En effet, pour Pythagore et les pythagoriciens, tout est nombre. Il est la matière des êtres, ce qui leur donne forme et les rend intelligibles. Connaître le nombre d’une chose revient à connaître la chose elle-même. Mais il faut s’entendre sur ce que signifie un nombre pour ces mathématiciens grecs. Ils restreignent le terme « nombre » à un entier supérieur à 1 et l’étude des propriétés de ces nombres entiers ainsi que leurs rapports (nombres rationnels) ressortit au domaine de l’arithmétique. Par contraste, ils désignent par le terme « magnitude » une quantité continue, comme une longueur ou une surface dans une figure géométrique. L’arithmétique et la géométrie étudient ainsi des objets aux propriétés nettement séparées. Néanmoins, pour les pythagoriciens, ce sont les nombres entiers qui sont à la racine des choses, le Cosmos est littéralement régi par eux. Et la musique est au cœur de cette représentation.
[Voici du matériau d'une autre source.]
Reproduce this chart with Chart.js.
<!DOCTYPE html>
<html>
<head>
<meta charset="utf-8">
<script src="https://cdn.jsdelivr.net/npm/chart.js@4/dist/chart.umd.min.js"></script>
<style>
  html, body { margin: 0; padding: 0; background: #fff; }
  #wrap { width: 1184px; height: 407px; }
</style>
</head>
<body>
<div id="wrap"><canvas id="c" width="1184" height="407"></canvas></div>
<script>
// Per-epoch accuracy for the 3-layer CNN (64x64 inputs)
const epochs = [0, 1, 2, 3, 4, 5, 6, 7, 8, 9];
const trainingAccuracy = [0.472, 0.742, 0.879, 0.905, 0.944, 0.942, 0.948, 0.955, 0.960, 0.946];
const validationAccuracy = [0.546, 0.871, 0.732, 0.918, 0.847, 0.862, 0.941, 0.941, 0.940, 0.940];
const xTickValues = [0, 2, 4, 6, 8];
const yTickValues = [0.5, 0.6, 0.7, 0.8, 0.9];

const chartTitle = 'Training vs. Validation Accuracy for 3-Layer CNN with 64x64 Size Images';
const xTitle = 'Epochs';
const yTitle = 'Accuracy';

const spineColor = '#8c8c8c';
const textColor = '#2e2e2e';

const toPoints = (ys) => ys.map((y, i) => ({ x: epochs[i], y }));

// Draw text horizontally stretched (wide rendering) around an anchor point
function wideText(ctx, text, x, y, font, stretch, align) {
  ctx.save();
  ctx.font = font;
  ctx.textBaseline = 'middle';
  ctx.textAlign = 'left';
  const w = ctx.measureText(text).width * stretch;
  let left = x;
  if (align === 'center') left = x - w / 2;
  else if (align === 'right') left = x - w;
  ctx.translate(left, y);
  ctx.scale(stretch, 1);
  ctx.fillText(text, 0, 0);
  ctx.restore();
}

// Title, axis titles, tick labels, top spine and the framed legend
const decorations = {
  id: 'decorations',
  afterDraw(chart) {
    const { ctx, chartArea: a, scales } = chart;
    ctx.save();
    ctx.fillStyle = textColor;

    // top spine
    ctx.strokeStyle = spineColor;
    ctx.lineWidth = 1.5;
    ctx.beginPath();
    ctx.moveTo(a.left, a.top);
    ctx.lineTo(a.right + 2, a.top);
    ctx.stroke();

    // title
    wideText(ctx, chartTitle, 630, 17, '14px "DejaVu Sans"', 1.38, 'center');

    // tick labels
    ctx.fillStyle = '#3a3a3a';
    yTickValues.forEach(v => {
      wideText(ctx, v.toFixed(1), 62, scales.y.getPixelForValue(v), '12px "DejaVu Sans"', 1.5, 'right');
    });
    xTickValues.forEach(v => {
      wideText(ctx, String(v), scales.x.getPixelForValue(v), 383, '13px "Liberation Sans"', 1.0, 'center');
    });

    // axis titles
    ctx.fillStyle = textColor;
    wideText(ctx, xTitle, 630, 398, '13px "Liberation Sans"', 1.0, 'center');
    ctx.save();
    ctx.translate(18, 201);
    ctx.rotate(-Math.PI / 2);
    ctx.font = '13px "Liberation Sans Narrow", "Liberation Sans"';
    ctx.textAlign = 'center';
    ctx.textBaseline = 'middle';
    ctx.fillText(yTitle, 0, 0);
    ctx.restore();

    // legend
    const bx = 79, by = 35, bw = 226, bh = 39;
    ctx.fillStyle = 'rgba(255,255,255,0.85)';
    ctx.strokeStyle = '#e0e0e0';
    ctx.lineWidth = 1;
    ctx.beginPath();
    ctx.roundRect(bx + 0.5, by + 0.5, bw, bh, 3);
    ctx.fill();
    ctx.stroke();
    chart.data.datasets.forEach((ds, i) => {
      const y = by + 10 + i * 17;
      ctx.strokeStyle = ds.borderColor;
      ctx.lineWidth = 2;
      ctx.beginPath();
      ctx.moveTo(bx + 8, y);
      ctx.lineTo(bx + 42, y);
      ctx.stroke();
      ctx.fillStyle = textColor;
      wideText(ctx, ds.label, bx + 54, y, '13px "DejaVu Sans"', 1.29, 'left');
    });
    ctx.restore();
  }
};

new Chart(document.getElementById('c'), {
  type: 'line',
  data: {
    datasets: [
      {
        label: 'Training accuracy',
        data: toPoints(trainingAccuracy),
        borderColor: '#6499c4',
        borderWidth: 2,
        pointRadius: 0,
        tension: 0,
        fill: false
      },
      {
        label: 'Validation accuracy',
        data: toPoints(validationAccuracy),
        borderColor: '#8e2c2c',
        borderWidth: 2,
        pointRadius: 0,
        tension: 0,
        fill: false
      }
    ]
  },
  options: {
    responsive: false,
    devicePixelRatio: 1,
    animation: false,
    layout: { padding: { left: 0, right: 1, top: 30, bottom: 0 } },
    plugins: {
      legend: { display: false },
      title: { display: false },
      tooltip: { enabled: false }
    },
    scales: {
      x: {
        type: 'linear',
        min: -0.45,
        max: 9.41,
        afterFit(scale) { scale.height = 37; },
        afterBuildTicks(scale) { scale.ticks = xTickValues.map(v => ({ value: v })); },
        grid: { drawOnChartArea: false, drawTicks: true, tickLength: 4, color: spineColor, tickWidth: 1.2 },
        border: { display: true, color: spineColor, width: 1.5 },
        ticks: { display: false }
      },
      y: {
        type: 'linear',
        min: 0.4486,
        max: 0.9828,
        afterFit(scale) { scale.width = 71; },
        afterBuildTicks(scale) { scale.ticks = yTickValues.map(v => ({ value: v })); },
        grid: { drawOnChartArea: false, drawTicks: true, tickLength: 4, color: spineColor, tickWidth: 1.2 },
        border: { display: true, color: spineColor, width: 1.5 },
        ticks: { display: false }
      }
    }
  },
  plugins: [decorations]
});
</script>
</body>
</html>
Selon la légende, Pythagore se promenait aux abords d’une forge lorsque son attention fut captée par le son des marteaux frappant l’enclume. Il y discerna à l’oreille les mêmes consonances que celles qu’il pouvait produire avec sa lyre. Son intuition mena alors à une découverte fondamentale : les sons musicaux sont gouvernés par les nombres. Voilà comment Guido d’Arezzo (~992-~1050), le moine bénédictin à l’origine du système de notation musicale encore en vigueur, rapporte l’événement au dernier chapitre de son ouvrage Micrologus[1] : Un certain Pythagore, grand philosophe, voyageait d’aventure ; on arriva à un atelier où l’on frappait sur une enclume à l’aide de cinq marteaux. Étonné de l’agréable harmonie qu’ils produisaient, notre philosophe s’approcha et, croyant tout d’abord que la qualité du son et de l’harmonie résidait dans les différentes mains, il interchangea les marteaux. Cela fait, chaque marteau conservait le son qui lui était propre. Après en avoir retiré un qui était dissonant, il pesa les autres et, chose admirable, par la grâce de Dieu, le premier pesait douze, le second neuf, le troisième huit, le quatrième six de je ne sais quelle unité de poids. Il connut ainsi que la science de la musique résidait dans la proportion et le rapport des nombres.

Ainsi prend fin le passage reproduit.